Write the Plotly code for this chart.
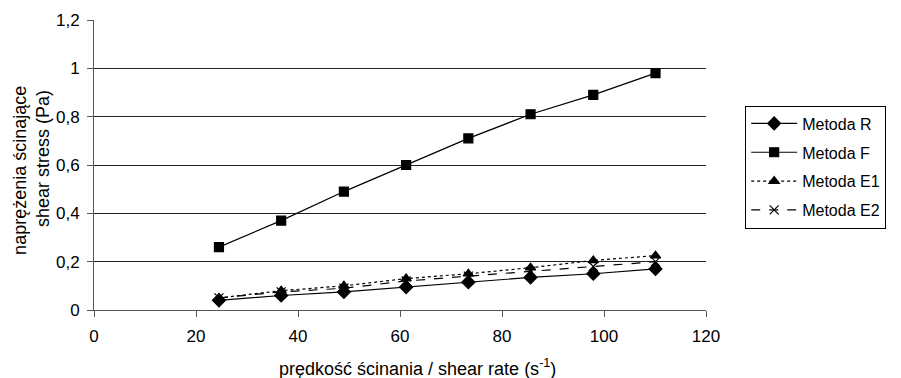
import plotly.graph_objects as go

shear_rate = [24.5, 36.7, 49.0, 61.2, 73.4, 85.6, 97.9, 110.1]
metoda_r = [0.040, 0.060, 0.075, 0.095, 0.115, 0.135, 0.150, 0.170]
metoda_f = [0.260, 0.370, 0.490, 0.600, 0.710, 0.810, 0.890, 0.980]
metoda_e1 = [0.050, 0.080, 0.100, 0.130, 0.150, 0.175, 0.205, 0.225]
metoda_e2 = [0.050, 0.075, 0.090, 0.120, 0.140, 0.160, 0.180, 0.200]

x_ticks = [0, 20, 40, 60, 80, 100, 120]
y_ticks = [0, 0.2, 0.4, 0.6, 0.8, 1.0, 1.2]

x_title = "prędkość ścinania / shear rate (s<sup>-1</sup>)"
y_title_1 = "naprężenia ścinające"
y_title_2 = "shear stress (Pa)"

series = [
    ("Metoda R", metoda_r, "solid", "diamond", 10),
    ("Metoda F", metoda_f, "solid", "square", 9),
    ("Metoda E1", metoda_e1, "dot", "triangle-up", 9),
    ("Metoda E2", metoda_e2, "dash", "x-thin-open", 9),
]

fig = go.Figure()
for name, ys, dash, sym, sz in series:
    fig.add_trace(go.Scatter(
        x=shear_rate, y=ys, name=name, mode="lines+markers",
        legendgroup=name,
        line=dict(color="black", width=1.2, dash=dash),
        marker=dict(symbol=sym, size=sz, color="black",
                    line=dict(color="black", width=1.2)),
    ))

fig.update_layout(
    width=901, height=378,
    margin=dict(l=94, r=195, t=20, b=68),
    paper_bgcolor="white", plot_bgcolor="white",
    separators=", ",
    font=dict(family="Liberation Sans, Arial, sans-serif", size=17, color="black"),
    showlegend=True,
    legend=dict(
        x=1.064, y=0.705, xanchor="left", yanchor="top",
        bordercolor="black", borderwidth=1, bgcolor="white",
        font=dict(size=16), tracegroupgap=5, itemwidth=46,
    ),
    xaxis=dict(
        range=[0, 120], tickvals=x_ticks, automargin=False,
        showgrid=False, zeroline=False, showline=True, linecolor="#555555",
        linewidth=1, ticks="outside", ticklen=6, tickcolor="#555555",
        tickfont=dict(size=17), ticklabelstandoff=5,
    ),
    yaxis=dict(
        range=[0, 1.2], tickvals=y_ticks, automargin=False,
        showgrid=True, gridcolor="#222222", gridwidth=1, zeroline=False,
        showline=True, linecolor="#555555", linewidth=1,
        ticks="outside", ticklen=6, tickcolor="#555555",
        tickfont=dict(size=17), ticklabelstandoff=4,
    ),
    annotations=[
        dict(text=x_title, xref="paper", yref="paper", x=0.528, y=-0.197,
             xanchor="center", yanchor="middle", showarrow=False,
             font=dict(size=18)),
        dict(text=y_title_1, xref="paper", yref="paper", x=-0.121, y=0.483,
             xanchor="center", yanchor="middle", showarrow=False,
             textangle=-90, font=dict(size=18)),
        dict(text=y_title_2, xref="paper", yref="paper", x=-0.083, y=0.521,
             xanchor="center", yanchor="middle", showarrow=False,
             textangle=-90, font=dict(size=18)),
    ],
)

fig.write_html("out.html", config={"displayModeBar": False},
               post_script="document.body.style.margin='0px';")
----
» THE PROBLEM: Repeat the lines above, starting at the first and stopping after the line that holds "import plotly.graph_objects as go", with the pictures left out.

» RESPONSE BELOW:
Write the Plotly code for this chart.
import plotly.graph_objects as go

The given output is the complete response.